“Group Work Can Work:” How to Incorporate Collaborative Learning Techniques into Your Classroom
As practiced in college classrooms, collaborative learning has come to mean students working in pairs or small groups to achieve shared learning goals. This session introduces several collaborative learning techniques (CoLTs) that were implemented by engineering faculty in the Speed School of Engineering as part of a faculty learning community (FLC). Students often complain about “group work” and faculty are often hesitate to implement for a host of reasons, yet collaborative learning develops self-management and leadership skills and prepares students for real life social and employment situations.
As a result of attending this session, you will be able to:
- State the advantages of collaborative/cooperative learning and appreciate the benefits offered students by these active techniques;
- Gain a more in-depth knowledge of 5-6 techniques by reviewing case studies from the Speed FLC experience; and
- Understand changes you would need to make in one of your courses to incorporate one or more CoLTs as part of your next course delivery.

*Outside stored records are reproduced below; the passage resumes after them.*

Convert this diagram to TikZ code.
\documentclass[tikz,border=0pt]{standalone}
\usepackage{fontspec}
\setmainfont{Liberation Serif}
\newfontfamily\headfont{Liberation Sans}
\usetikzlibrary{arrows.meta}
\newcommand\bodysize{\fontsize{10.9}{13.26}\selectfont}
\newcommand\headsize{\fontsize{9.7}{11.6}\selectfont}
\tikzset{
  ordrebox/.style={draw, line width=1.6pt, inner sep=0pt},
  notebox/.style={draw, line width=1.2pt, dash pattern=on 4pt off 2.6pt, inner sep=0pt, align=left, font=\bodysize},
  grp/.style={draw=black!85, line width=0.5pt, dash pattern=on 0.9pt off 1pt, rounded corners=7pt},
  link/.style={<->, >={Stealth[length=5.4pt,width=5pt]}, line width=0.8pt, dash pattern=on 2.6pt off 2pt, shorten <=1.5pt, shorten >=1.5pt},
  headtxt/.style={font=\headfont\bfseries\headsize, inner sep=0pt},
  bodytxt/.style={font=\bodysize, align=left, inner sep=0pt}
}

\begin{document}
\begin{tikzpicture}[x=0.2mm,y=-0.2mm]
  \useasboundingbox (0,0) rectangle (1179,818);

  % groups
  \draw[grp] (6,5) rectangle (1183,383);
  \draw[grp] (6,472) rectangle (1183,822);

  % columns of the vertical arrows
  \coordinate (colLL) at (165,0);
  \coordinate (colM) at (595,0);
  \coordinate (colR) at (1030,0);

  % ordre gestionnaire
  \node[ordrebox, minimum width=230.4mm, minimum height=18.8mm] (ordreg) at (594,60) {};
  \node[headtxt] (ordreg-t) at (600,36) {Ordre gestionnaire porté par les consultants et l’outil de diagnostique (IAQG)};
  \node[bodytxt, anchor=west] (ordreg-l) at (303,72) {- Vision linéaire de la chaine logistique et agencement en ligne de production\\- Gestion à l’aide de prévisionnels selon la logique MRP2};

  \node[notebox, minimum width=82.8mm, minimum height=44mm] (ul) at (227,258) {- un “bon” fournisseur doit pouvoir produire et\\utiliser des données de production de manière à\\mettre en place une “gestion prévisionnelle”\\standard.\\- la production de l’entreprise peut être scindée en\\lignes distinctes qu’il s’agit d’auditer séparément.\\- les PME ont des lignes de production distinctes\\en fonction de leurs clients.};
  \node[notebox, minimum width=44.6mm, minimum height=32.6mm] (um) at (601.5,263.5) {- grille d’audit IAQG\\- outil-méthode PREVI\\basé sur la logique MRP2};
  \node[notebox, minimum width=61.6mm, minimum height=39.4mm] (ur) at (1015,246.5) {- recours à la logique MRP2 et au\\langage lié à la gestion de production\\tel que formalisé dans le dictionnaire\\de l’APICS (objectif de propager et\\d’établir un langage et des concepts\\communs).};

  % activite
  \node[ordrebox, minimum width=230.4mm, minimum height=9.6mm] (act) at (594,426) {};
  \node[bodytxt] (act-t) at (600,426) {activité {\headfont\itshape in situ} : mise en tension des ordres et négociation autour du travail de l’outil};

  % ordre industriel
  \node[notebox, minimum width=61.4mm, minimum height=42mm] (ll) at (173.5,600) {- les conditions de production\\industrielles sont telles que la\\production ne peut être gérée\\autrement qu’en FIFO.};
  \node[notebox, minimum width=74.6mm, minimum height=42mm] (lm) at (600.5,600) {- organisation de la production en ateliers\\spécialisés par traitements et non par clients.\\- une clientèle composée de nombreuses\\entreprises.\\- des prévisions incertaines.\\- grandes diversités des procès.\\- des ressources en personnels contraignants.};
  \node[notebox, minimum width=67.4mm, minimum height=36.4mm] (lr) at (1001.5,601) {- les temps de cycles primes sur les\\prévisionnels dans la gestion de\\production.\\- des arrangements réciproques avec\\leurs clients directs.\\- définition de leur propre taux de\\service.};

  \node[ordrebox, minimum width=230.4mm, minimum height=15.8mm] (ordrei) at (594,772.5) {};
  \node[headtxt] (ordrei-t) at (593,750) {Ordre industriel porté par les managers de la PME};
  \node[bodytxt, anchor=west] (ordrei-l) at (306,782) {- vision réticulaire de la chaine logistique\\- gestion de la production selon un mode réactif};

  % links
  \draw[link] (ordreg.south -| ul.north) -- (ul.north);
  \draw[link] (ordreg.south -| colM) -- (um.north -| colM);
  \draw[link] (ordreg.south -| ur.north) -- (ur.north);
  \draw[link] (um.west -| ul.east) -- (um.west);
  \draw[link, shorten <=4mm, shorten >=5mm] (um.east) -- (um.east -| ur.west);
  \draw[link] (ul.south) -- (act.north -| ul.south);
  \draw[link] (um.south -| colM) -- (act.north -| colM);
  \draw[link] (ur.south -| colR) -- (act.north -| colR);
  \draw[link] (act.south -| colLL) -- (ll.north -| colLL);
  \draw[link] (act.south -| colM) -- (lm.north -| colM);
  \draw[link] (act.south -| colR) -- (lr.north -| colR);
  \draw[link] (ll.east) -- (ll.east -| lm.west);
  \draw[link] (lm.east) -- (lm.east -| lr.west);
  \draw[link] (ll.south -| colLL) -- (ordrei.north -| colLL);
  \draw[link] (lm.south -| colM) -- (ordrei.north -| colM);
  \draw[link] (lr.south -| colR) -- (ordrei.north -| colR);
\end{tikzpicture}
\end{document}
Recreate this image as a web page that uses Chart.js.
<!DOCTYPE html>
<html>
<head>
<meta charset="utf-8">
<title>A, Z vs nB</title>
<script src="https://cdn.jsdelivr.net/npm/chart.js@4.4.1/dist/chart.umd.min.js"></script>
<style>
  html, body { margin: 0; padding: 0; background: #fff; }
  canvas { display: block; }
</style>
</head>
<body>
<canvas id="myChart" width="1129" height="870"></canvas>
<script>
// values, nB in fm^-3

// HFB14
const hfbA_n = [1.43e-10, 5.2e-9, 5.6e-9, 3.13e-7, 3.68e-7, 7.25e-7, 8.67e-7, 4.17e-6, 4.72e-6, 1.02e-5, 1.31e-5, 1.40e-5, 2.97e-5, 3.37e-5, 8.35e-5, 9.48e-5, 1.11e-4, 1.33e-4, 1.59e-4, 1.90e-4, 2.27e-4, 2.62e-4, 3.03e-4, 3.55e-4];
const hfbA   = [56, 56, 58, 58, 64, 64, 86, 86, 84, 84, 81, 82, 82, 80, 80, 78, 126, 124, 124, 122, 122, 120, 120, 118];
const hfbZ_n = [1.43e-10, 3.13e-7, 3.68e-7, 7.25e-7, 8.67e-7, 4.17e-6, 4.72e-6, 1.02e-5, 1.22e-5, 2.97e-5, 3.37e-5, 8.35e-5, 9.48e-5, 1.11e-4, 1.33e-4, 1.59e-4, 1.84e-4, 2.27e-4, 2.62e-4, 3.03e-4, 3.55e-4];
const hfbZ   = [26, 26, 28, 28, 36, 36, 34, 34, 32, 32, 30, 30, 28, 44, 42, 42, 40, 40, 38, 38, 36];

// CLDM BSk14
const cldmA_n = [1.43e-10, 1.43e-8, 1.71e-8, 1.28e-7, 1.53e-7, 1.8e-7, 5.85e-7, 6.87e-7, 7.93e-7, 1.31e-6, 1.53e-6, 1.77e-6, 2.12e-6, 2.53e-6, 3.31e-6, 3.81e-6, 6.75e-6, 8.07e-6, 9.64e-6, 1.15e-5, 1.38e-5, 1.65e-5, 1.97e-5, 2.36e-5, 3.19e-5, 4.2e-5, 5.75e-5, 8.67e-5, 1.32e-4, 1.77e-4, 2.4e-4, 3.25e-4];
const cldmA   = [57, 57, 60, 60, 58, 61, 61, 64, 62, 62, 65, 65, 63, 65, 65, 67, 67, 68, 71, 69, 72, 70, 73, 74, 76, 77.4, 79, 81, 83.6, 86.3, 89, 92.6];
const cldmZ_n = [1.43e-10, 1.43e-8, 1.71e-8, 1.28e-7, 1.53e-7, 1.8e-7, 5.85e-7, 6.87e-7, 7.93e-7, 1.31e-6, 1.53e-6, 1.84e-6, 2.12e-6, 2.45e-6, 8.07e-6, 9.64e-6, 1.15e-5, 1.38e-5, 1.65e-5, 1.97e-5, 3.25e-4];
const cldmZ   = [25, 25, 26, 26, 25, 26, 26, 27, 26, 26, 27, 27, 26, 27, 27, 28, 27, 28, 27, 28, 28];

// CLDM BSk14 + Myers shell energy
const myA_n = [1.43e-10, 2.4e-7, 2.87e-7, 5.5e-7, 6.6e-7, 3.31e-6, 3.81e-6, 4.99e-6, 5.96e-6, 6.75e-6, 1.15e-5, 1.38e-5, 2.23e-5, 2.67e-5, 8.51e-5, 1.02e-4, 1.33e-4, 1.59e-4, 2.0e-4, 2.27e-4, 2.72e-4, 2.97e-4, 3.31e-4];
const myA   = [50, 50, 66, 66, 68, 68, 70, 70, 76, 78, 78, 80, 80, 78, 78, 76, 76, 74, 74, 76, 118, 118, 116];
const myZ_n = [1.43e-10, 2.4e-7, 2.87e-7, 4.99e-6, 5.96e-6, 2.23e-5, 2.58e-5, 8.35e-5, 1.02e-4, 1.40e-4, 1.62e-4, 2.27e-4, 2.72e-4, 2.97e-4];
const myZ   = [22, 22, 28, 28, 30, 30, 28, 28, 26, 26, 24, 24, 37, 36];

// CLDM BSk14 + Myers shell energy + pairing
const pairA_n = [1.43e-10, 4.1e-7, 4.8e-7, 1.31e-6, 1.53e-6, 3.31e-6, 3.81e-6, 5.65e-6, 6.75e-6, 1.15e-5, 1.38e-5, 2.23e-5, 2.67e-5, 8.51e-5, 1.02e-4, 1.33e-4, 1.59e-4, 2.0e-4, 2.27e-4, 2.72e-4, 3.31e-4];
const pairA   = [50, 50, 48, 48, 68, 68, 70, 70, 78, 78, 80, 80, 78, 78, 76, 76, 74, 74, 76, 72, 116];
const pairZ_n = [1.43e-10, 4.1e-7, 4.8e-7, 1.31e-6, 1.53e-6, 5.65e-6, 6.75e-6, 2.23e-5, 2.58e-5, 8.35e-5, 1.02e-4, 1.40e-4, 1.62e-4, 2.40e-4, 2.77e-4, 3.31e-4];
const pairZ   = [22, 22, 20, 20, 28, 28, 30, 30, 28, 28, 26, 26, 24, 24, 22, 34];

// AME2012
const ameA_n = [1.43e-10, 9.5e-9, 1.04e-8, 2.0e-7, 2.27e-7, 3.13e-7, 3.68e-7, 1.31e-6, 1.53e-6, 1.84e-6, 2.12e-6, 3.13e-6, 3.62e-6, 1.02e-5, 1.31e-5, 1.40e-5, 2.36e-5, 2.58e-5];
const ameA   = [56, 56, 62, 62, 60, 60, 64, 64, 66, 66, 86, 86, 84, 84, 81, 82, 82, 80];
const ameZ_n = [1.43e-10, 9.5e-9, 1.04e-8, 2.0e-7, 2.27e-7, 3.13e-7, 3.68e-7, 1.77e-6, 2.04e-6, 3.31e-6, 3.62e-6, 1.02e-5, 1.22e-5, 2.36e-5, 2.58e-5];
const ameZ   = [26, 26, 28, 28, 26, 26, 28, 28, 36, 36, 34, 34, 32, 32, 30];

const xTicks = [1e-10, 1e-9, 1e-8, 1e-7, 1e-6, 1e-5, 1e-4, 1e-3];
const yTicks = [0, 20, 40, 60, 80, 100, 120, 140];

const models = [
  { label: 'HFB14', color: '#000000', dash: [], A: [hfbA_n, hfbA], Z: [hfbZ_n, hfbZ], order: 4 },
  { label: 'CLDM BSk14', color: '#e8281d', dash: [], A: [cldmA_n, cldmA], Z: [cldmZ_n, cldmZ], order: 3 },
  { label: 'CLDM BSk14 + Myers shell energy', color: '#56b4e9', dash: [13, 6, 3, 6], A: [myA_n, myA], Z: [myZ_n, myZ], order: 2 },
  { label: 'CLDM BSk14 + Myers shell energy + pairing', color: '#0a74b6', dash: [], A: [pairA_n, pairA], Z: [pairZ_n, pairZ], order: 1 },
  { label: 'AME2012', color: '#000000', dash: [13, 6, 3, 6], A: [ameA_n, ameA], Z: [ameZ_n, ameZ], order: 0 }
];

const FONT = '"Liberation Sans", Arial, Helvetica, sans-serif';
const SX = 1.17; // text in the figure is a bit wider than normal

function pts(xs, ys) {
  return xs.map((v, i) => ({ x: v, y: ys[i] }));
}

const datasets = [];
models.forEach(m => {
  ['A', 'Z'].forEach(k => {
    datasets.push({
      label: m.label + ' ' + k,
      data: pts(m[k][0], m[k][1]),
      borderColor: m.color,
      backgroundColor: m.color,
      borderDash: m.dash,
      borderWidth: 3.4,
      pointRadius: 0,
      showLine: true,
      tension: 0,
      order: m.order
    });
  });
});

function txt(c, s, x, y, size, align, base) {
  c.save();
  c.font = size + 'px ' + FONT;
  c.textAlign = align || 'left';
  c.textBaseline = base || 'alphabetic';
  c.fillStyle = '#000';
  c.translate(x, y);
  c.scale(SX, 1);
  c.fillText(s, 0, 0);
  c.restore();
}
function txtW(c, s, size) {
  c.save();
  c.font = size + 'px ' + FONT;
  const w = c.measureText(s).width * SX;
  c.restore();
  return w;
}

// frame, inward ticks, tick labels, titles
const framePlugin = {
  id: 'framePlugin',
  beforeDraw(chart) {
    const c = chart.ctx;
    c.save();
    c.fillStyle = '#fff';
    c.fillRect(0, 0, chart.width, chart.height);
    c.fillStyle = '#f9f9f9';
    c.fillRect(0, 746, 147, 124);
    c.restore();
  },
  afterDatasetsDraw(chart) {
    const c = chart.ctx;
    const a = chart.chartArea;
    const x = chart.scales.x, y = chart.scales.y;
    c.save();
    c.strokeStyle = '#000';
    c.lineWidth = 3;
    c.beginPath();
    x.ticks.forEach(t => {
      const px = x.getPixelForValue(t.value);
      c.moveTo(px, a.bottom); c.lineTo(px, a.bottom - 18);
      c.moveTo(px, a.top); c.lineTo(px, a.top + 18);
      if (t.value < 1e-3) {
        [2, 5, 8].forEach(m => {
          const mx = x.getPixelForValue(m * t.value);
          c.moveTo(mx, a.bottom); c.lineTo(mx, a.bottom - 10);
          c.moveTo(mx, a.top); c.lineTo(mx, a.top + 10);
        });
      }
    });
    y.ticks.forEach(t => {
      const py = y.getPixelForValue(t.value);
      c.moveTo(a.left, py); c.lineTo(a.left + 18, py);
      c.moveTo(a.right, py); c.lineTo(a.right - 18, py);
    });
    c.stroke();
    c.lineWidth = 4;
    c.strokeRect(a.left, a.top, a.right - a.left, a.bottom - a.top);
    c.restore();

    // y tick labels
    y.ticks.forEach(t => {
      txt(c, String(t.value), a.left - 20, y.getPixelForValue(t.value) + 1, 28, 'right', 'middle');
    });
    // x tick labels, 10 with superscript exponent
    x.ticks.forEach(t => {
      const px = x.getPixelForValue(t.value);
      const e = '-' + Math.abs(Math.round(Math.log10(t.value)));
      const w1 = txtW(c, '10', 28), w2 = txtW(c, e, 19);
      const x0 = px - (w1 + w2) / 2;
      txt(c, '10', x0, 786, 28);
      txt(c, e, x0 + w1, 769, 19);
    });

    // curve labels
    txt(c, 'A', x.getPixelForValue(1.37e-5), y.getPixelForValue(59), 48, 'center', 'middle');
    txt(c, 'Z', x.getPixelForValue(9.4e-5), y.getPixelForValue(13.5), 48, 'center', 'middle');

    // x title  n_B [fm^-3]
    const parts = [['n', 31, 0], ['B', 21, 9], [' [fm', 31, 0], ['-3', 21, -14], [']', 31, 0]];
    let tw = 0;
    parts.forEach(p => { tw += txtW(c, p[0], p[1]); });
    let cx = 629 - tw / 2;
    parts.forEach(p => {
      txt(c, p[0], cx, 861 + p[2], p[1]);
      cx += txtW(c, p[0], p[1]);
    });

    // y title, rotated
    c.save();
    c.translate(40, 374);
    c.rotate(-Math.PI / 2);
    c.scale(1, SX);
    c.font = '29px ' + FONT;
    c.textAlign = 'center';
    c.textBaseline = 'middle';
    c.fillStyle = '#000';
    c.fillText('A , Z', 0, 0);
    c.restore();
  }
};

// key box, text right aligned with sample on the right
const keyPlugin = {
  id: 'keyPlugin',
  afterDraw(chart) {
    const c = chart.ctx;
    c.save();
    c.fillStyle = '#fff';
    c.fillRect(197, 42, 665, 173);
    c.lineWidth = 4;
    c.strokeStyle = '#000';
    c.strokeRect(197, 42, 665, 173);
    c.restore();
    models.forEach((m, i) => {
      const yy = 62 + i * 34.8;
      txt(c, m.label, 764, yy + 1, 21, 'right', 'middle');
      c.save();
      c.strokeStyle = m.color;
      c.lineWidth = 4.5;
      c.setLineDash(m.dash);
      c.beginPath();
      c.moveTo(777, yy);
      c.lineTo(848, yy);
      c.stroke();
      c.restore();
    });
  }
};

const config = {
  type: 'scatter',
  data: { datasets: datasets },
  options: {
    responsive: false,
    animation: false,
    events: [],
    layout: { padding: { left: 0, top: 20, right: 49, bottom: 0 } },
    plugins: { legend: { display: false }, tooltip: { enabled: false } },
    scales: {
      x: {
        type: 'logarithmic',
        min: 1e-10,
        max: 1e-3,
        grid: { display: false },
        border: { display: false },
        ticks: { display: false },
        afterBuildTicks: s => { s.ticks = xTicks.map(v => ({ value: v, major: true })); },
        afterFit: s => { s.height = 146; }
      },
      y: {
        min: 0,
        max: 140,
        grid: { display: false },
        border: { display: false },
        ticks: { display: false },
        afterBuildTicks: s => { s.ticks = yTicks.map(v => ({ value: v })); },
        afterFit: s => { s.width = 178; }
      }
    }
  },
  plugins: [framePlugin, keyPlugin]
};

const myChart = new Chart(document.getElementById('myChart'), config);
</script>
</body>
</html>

3/10/2016Thursday, 5:30 - 7:30 p.m.Delphi Center, Room 244
Patricia A. S. Ralston, Ph.D., is professor and chair of the Department of Engineering Fundamentals. She teaches undergraduate engineering mathematics and performs educational research on the effective use of technology in engineering education, the incorporation of critical thinking in undergraduate engineering education, and retention of engineering students. She leads an active educational research group whose goal is to foster active interdisciplinary research which investigates learning and motivation to promote retention and student success in engineering.